Some Esports teams are beginning to receive valuations that are creating major ripples in the investment world. TSM, Cloud9, Team Liquid, FaZe Clan are worth USD 400m, 400m, 320m, and 240m respectively.
FaZe Clan has amassed 19 million followers across YouTube, Twitter, and Instagram, more than the Dallas Cowboys (7.2 million) and New York Yankees (6 million) combined.
In December 2019, Denmark’s Astralis became the first Esports team to IPO. The round was oversubscribed.
These are precursors of what will play out in the 2020’s. Those conventionally-inclined are still trying to overcome the stigma of getting attached to something that is (wrongly) perceived with time wasting, low IQ, low skill, or a fad could soon go the dinosaur path. A few with the vision to understand what our young ones will be up to, and we will have no control over how they behave, are aligning themselves.
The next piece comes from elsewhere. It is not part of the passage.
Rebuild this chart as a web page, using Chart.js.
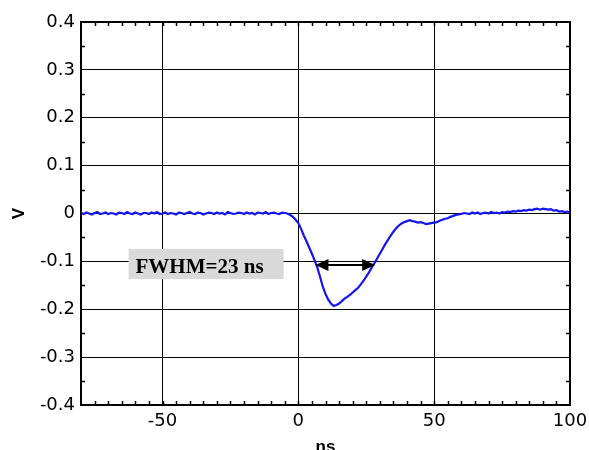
<!DOCTYPE html>
<html><head><meta charset="utf-8">
<script src="https://cdn.jsdelivr.net/npm/chart.js@4.4.0/dist/chart.umd.min.js"></script>
<style>html,body{margin:0;padding:0;background:#fff;}#wrap{width:589px;height:450px;}</style>
</head><body><div id="wrap"><canvas id="c" width="589" height="450"></canvas></div>
<script>
const timeNs = [
-80,-79,-78,-77,-76,-75,-74,-73,-72,-71,
-70,-69,-68,-67,-66,-65,-64,-63,-62,-61,
-60,-59,-58,-57,-56,-55,-54,-53,-52,-51,
-50,-49,-48,-47,-46,-45,-44,-43,-42,-41,
-40,-39,-38,-37,-36,-35,-34,-33,-32,-31,
-30,-29,-28,-27,-26,-25,-24,-23,-22,-21,
-20,-19,-18,-17,-16,-15,-14,-13,-12,-11,
-10,-9,-8,-7,-6,-5,-4,-3,-2,-1,
0,1,2,3,4,5,6,7,8,9,
10,11,12,13,14,15,16,17,18,19,
20,21,22,23,24,25,26,27,28,29,
30,31,32,33,34,35,36,37,38,39,
40,41,42,43,44,45,46,47,48,49,
50,51,52,53,54,55,56,57,58,59,
60,61,62,63,64,65,66,67,68,69,
70,71,72,73,74,75,76,77,78,79,
80,81,82,83,84,85,86,87,88,89,
90,91,92,93,94,95,96,97,98,99,100];
const voltsV = [
0.001,-0.001,0.002,0.000,-0.002,0.001,0.003,-0.001,0.000,0.002,
-0.001,0.001,0.000,-0.002,0.002,0.001,-0.001,0.003,0.000,-0.001,
0.002,0.000,-0.002,0.001,0.001,-0.001,0.002,0.000,0.003,-0.001,
0.000,0.002,-0.001,0.001,0.000,-0.002,0.002,0.001,-0.001,0.001,
0.003,0.000,-0.001,0.002,0.001,-0.002,0.000,0.002,0.001,-0.001,
0.002,0.000,0.001,-0.002,0.003,0.001,-0.001,0.000,0.002,0.001,
-0.001,0.002,0.000,0.001,-0.002,0.002,0.001,0.000,0.003,-0.001,
0.001,0.002,0.000,-0.001,0.002,0.001,0.000,-0.003,-0.007,-0.013,
-0.020,-0.032,-0.046,-0.058,-0.071,-0.084,-0.098,-0.113,-0.132,-0.153,
-0.168,-0.180,-0.188,-0.193,-0.191,-0.188,-0.183,-0.178,-0.174,-0.170,
-0.165,-0.160,-0.155,-0.148,-0.140,-0.132,-0.123,-0.113,-0.104,-0.094,
-0.084,-0.074,-0.064,-0.055,-0.046,-0.038,-0.031,-0.025,-0.021,-0.018,
-0.016,-0.014,-0.016,-0.017,-0.019,-0.018,-0.020,-0.022,-0.021,-0.020,
-0.019,-0.018,-0.015,-0.013,-0.011,-0.010,-0.007,-0.005,-0.003,-0.002,
-0.001,0.001,0.000,-0.001,0.002,0.000,0.002,-0.001,0.001,0.002,
0.000,0.003,0.001,0.002,0.000,0.003,0.002,0.004,0.003,0.005,
0.004,0.006,0.005,0.007,0.006,0.008,0.007,0.009,0.010,0.008,
0.010,0.009,0.008,0.009,0.006,0.007,0.004,0.005,0.003,0.004,0.002];
const xTickValues = [-50, 0, 50, 100];
const yTickValues = [-0.4, -0.3, -0.2, -0.1, 0, 0.1, 0.2, 0.3, 0.4];
const xAxisTitle = 'ns';
const yAxisTitle = 'V';
const fwhmLabel = 'FWHM=23 ns';
const fwhmStart = 6.3, fwhmEnd = 28.3, fwhmLevel = -0.1075;
const labelBox = {x0: -62.5, x1: -5.4, y0: -0.074, y1: -0.137, textY: -0.1237};

const framePlugin = {
  id: 'frame',
  afterDatasetsDraw(chart) {
    const {ctx, chartArea: a, scales: {x, y}} = chart;
    ctx.save();
    const bx0 = x.getPixelForValue(labelBox.x0), bx1 = x.getPixelForValue(labelBox.x1);
    const by0 = y.getPixelForValue(labelBox.y0), by1 = y.getPixelForValue(labelBox.y1);
    ctx.fillStyle = '#d9d9d9';
    ctx.fillRect(bx0, by0, bx1 - bx0, by1 - by0);
    ctx.fillStyle = '#000';
    ctx.font = 'bold 21px "Liberation Serif", "Times New Roman", serif';
    ctx.textBaseline = 'alphabetic';
    ctx.textAlign = 'left';
    ctx.fillText(fwhmLabel, bx0 + 7, y.getPixelForValue(labelBox.textY));
    const ax0 = x.getPixelForValue(fwhmStart), ax1 = x.getPixelForValue(fwhmEnd);
    const ay = y.getPixelForValue(fwhmLevel);
    ctx.strokeStyle = '#000';
    ctx.lineWidth = 2;
    ctx.beginPath(); ctx.moveTo(ax0 + 6, ay); ctx.lineTo(ax1 - 6, ay); ctx.stroke();
    ctx.beginPath();
    ctx.moveTo(ax0, ay); ctx.lineTo(ax0 + 13, ay - 6); ctx.lineTo(ax0 + 13, ay + 6); ctx.closePath();
    ctx.moveTo(ax1, ay); ctx.lineTo(ax1 - 13, ay - 6); ctx.lineTo(ax1 - 13, ay + 6); ctx.closePath();
    ctx.fill();
    ctx.lineWidth = 1.5;
    ctx.beginPath();
    for (let v = -75; v < 100; v += 5) {
      const px = Math.round(x.getPixelForValue(v)) + 0.5;
      ctx.moveTo(px, a.top); ctx.lineTo(px, a.top + 4);
      ctx.moveTo(px, a.bottom); ctx.lineTo(px, a.bottom - 4);
    }
    for (let k = -7; k <= 7; k += 2) {
      const py = Math.round(y.getPixelForValue(k * 0.05)) + 0.5;
      ctx.moveTo(a.left, py); ctx.lineTo(a.left + 4, py);
      ctx.moveTo(a.right, py); ctx.lineTo(a.right - 4, py);
    }
    ctx.stroke();
    ctx.lineWidth = 2;
    ctx.strokeRect(a.left, a.top, a.right - a.left, a.bottom - a.top);
    ctx.restore();
  }
};

const tickFont = {family: '"DejaVu Sans", sans-serif', size: 18};
const titleFont = {family: '"Liberation Sans", Arial, sans-serif', size: 17, weight: 'bold'};

new Chart(document.getElementById('c'), {
  type: 'line',
  data: {
    datasets: [{
      data: timeNs.map((t, i) => ({x: t, y: voltsV[i]})),
      borderColor: '#1515ee',
      borderWidth: 2.2,
      pointRadius: 0,
      tension: 0,
      fill: false
    }]
  },
  options: {
    responsive: false,
    devicePixelRatio: 1,
    animation: false,
    layout: {padding: {top: 22, right: 19, left: 0, bottom: 0}},
    plugins: {legend: {display: false}, tooltip: {enabled: false}},
    scales: {
      x: {
        type: 'linear', min: -80, max: 100,
        afterBuildTicks: s => { s.ticks = xTickValues.map(v => ({value: v})); },
        afterFit: s => { s.height = 45; s.paddingLeft = 0; s.paddingRight = 0; },
        ticks: {color: '#000', font: tickFont, padding: 6, maxRotation: 0, autoSkip: false},
        grid: {color: '#000', lineWidth: 1, drawTicks: false},
        border: {display: false},
        title: {display: true, text: xAxisTitle, color: '#000', font: titleFont, padding: {top: 0, bottom: -8}}
      },
      y: {
        type: 'linear', min: -0.4, max: 0.4,
        afterBuildTicks: s => { s.ticks = yTickValues.map(v => ({value: v})); },
        afterFit: s => { s.width = 81; s.paddingTop = 0; s.paddingBottom = 0; },
        ticks: {color: '#000', font: tickFont, padding: 6,
          callback: v => (Math.abs(v) < 1e-9 ? '0' : v.toFixed(1))},
        grid: {color: '#000', lineWidth: 1, drawTicks: false},
        border: {display: false},
        title: {display: true, text: yAxisTitle, color: '#000', font: titleFont, padding: {top: 9, bottom: 0}}
      }
    }
  },
  plugins: [framePlugin]
});
</script>
</body></html>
The big question for investors is where in the entire Esports value chain does the highest/easiest alpha sit. In all likelihood the government will be the catalyst in bringing about the inflection point. Meanwhile, at Cianna Capital, we have moved to embed ourselves in the ecosystem itself. After analyzing the commercial model of owning teams we realized that a more sustainable play for us is to facilitate, promote, organize and distribute Esports. Our touch points include players, team owners, influencers, fans, sponsors, and game developers.
First phase will be organizing the game and gamers. We need to develop visibility and platforms, and create heroes (global, national, regional, and citywide). A God for many of us, #10, took the world of cricket by storm when he was 16 and carried the game itself for almost two decades. He came from Mumbai and trained at Shivaji Park. Get ready for many young Sachins coming from nooks and corners you may have not heard of.
The next phase will bring sponsorships and media deals, brand ambassadorships, cut throat scout networks, and training centers. Things will finally stabilize with where the English Premier League, the National Football League and the National Basketball Association are newsworthy mergers and acquisitions, teams with budgets larger than some gross domestic products, and lives on the line.
Skin this, whatever way you like; it’s going to be big and quite definitely so.